Recentemente Eurostat ha condotto una serie di interviste fra persone adulte fra i 25 e i 54 anni native e non native in tutti i paesi dell’UE chiedendo loro se nell’ultimo mese avevano partecipato a una qualsivoglia attività formativa, anche la più semplice. L’Italia ne è uscita molto male. Con un misero 4,3% siamo risultati il penultimo paese in Europa per percentuale di adulti nati in un paese al di fuori dell’UE che ha frequentato un qualche corso di formazione. Dopo di noi solo Croazia e Grecia, e la distanza rispetto a quello che accade per esempio nel nord Europa è alta: l’ il 32% degli stranieri intervistati in Svezia e Finlandia ha dichiarato di aver seguito un qualche corso nelle ultime settimane. In Francia è il 21%, in Germania il 10%. La media UE è del 13%.

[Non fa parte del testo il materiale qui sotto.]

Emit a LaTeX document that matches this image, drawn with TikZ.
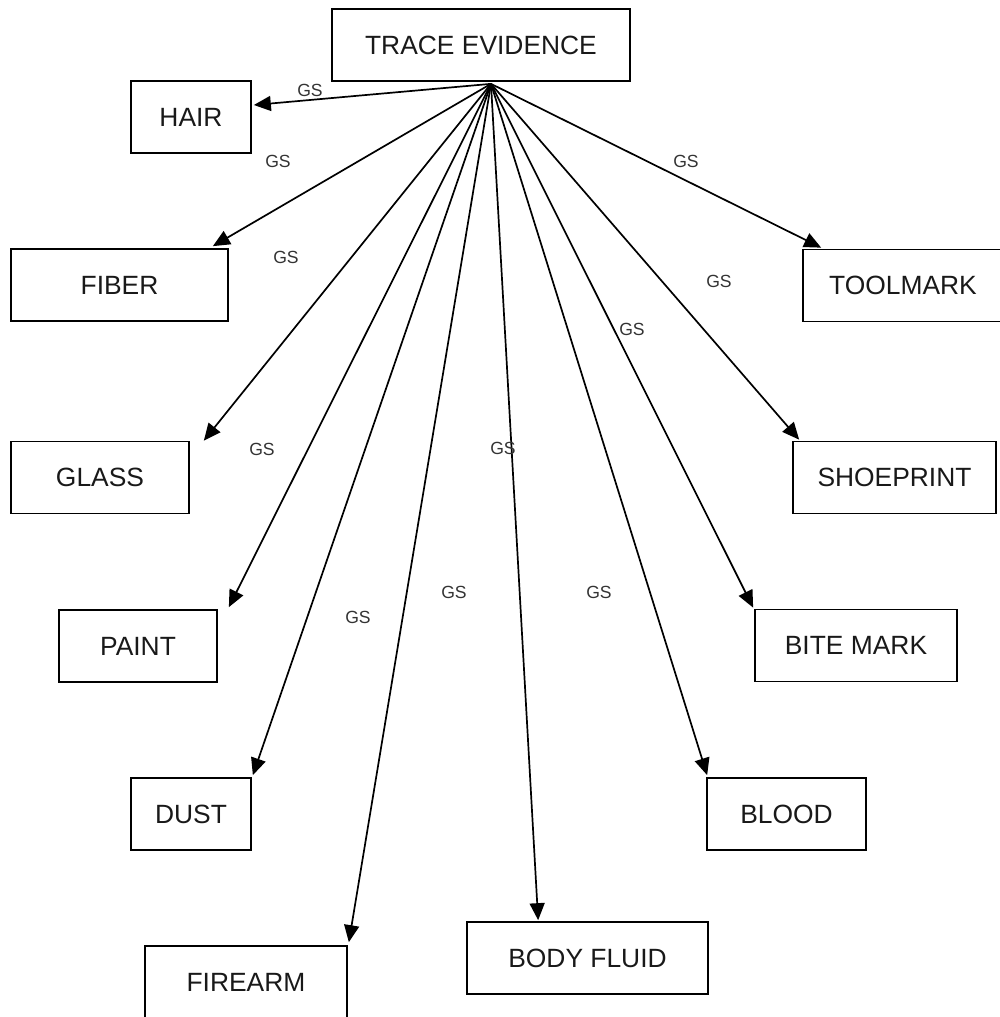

Insomma: se è vero che finora in questi anni di crisi migratoria abbiamo accolto molte più persone rispetto ad altri paesi, una volta stabiliti nel nostro paese l’offerta formativa – primo passo per l’integrazione – che proponiamo è esile. Saremmo invece i primi a dover potenziare questa forma di integrazione. Sempre Eurostat mostra che in Italia abbiamo il tasso più alto d’Europa di immigrati con basso livello di istruzione, il 49%. Seguono Grecia e Spagna con il 40%.
È bene precisare che Eurostat non considera solamente delle persone migranti arrivate in Italia negli ultimi quattro anni. Il campione usato per le interviste comprende qualsiasi persona nata al di fuori dell’Unione Europea che oggi vive in Italia.